In how many lines does the string "this" appear? Answer with the number only.

-------- Given information

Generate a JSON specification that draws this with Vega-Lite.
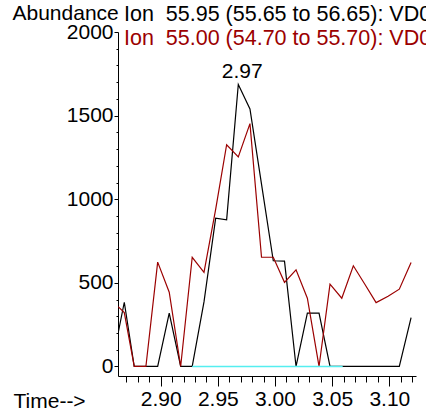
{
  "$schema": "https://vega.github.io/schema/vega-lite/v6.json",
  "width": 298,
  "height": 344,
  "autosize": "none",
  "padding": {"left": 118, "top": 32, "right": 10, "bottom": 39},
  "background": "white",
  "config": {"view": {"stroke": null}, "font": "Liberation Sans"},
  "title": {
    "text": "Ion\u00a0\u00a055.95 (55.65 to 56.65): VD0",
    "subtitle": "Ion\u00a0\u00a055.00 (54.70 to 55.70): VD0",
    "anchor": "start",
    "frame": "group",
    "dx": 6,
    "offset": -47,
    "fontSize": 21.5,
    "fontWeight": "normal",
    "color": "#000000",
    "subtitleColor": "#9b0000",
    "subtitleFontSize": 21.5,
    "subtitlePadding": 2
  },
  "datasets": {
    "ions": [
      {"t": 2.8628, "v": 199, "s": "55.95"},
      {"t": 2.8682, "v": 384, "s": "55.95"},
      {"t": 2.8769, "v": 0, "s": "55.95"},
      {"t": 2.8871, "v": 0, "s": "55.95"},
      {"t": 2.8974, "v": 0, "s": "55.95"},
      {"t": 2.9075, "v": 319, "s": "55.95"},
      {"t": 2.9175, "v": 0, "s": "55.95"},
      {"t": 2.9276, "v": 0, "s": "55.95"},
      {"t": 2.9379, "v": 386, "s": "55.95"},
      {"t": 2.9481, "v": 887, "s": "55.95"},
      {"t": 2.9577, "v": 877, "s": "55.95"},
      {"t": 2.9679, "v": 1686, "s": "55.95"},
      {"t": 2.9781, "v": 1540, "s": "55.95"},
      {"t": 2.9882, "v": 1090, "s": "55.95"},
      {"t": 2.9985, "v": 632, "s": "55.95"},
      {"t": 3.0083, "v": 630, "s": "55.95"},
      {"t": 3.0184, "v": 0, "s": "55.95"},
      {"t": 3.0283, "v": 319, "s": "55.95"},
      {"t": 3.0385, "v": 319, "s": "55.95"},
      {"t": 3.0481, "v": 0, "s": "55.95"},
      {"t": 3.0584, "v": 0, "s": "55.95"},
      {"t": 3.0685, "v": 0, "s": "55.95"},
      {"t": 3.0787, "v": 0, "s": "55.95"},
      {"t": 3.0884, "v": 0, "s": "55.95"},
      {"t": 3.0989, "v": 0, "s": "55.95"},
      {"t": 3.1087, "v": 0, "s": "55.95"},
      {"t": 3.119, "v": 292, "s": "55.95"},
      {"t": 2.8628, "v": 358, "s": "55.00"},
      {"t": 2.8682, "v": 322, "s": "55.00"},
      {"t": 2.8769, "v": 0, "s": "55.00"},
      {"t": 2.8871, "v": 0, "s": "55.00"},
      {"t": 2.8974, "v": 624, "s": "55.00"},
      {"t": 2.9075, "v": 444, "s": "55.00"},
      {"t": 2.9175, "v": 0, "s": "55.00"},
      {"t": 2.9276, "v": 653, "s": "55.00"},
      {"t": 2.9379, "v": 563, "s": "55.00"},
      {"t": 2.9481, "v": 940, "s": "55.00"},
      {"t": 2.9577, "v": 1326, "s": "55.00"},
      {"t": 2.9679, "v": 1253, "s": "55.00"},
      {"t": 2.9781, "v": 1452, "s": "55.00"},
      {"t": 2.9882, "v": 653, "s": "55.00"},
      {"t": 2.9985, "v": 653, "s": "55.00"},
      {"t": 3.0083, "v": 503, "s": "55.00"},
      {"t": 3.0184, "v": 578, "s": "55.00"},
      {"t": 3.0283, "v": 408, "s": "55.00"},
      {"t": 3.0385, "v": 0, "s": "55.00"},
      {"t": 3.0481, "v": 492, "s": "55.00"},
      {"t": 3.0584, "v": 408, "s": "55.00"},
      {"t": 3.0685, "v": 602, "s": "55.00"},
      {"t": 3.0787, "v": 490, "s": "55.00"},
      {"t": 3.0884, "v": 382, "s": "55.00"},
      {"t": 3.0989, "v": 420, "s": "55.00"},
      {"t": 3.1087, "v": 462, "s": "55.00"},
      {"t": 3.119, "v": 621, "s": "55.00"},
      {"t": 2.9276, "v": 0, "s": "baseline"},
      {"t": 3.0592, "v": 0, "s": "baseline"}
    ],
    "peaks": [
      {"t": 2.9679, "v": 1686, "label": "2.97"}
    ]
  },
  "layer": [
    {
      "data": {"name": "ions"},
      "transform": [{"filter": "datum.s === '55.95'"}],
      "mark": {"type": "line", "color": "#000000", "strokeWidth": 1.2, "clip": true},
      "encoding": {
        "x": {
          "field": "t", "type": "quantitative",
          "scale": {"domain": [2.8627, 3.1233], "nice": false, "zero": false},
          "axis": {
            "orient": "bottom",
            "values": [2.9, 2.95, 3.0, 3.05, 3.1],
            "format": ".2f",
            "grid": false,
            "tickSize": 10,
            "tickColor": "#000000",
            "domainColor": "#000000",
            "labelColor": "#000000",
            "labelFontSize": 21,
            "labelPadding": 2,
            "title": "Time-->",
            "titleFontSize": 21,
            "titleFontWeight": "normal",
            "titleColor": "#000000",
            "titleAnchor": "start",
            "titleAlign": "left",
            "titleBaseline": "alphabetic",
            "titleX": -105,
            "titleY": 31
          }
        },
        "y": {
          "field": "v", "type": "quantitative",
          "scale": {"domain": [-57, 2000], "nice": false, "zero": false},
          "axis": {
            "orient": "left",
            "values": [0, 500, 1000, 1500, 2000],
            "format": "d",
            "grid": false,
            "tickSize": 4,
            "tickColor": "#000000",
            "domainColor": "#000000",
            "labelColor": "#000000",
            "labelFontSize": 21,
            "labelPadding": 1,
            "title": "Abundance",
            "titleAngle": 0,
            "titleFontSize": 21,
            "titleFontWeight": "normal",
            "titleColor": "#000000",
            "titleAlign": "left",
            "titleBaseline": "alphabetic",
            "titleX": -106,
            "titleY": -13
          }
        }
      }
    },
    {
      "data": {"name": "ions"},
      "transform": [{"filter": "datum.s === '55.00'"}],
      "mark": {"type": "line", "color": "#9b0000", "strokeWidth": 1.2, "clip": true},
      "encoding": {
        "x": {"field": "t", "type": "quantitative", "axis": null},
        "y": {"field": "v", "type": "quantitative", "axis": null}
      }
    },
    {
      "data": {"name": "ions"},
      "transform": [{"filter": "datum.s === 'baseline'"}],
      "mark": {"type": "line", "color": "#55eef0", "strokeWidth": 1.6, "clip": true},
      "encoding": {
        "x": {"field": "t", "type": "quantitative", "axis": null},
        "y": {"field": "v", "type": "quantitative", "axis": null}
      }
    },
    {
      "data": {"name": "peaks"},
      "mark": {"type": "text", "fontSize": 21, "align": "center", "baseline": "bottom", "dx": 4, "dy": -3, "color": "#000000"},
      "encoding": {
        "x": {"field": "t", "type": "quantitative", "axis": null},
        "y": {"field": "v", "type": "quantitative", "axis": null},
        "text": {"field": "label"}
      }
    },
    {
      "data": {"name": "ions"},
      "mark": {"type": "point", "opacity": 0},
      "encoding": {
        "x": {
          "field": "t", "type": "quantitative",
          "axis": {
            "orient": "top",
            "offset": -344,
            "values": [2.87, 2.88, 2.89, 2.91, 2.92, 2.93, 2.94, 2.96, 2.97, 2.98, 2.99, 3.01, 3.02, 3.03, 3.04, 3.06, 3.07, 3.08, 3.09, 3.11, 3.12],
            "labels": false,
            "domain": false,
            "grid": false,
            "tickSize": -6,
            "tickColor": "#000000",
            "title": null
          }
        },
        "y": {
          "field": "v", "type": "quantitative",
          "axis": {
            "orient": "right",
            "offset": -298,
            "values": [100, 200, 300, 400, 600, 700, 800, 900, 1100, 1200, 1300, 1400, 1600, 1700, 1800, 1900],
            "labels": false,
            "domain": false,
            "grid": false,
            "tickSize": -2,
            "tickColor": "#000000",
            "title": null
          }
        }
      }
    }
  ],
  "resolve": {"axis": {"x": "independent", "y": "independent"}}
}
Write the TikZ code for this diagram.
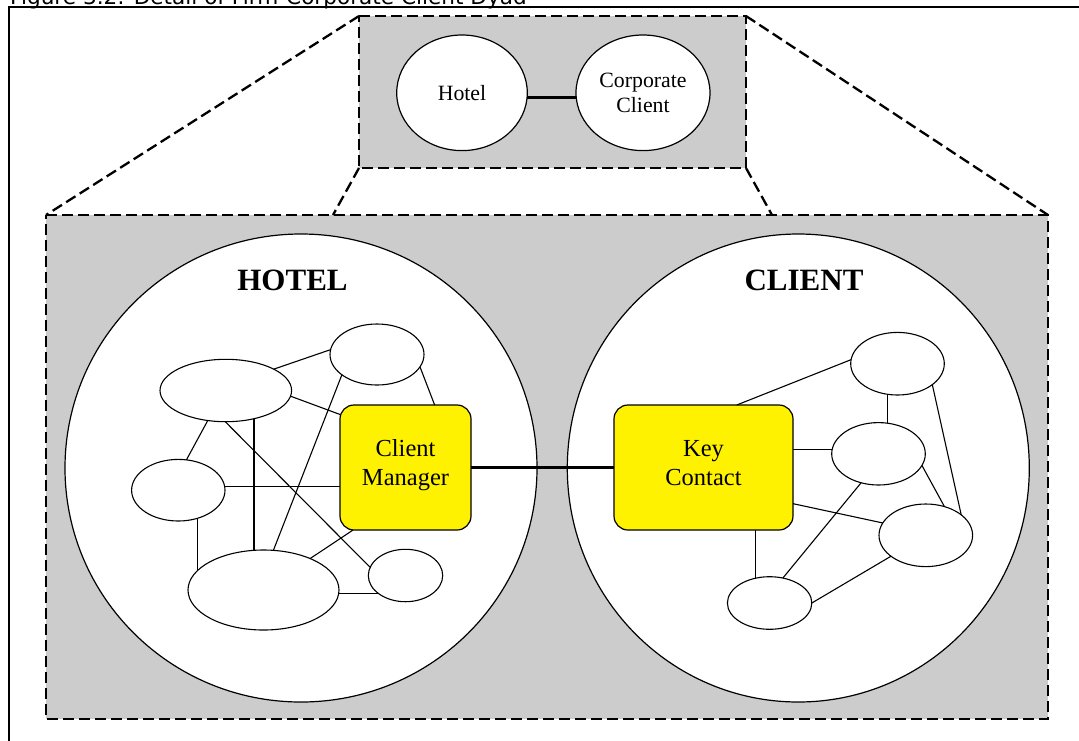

----------------

Solution: 2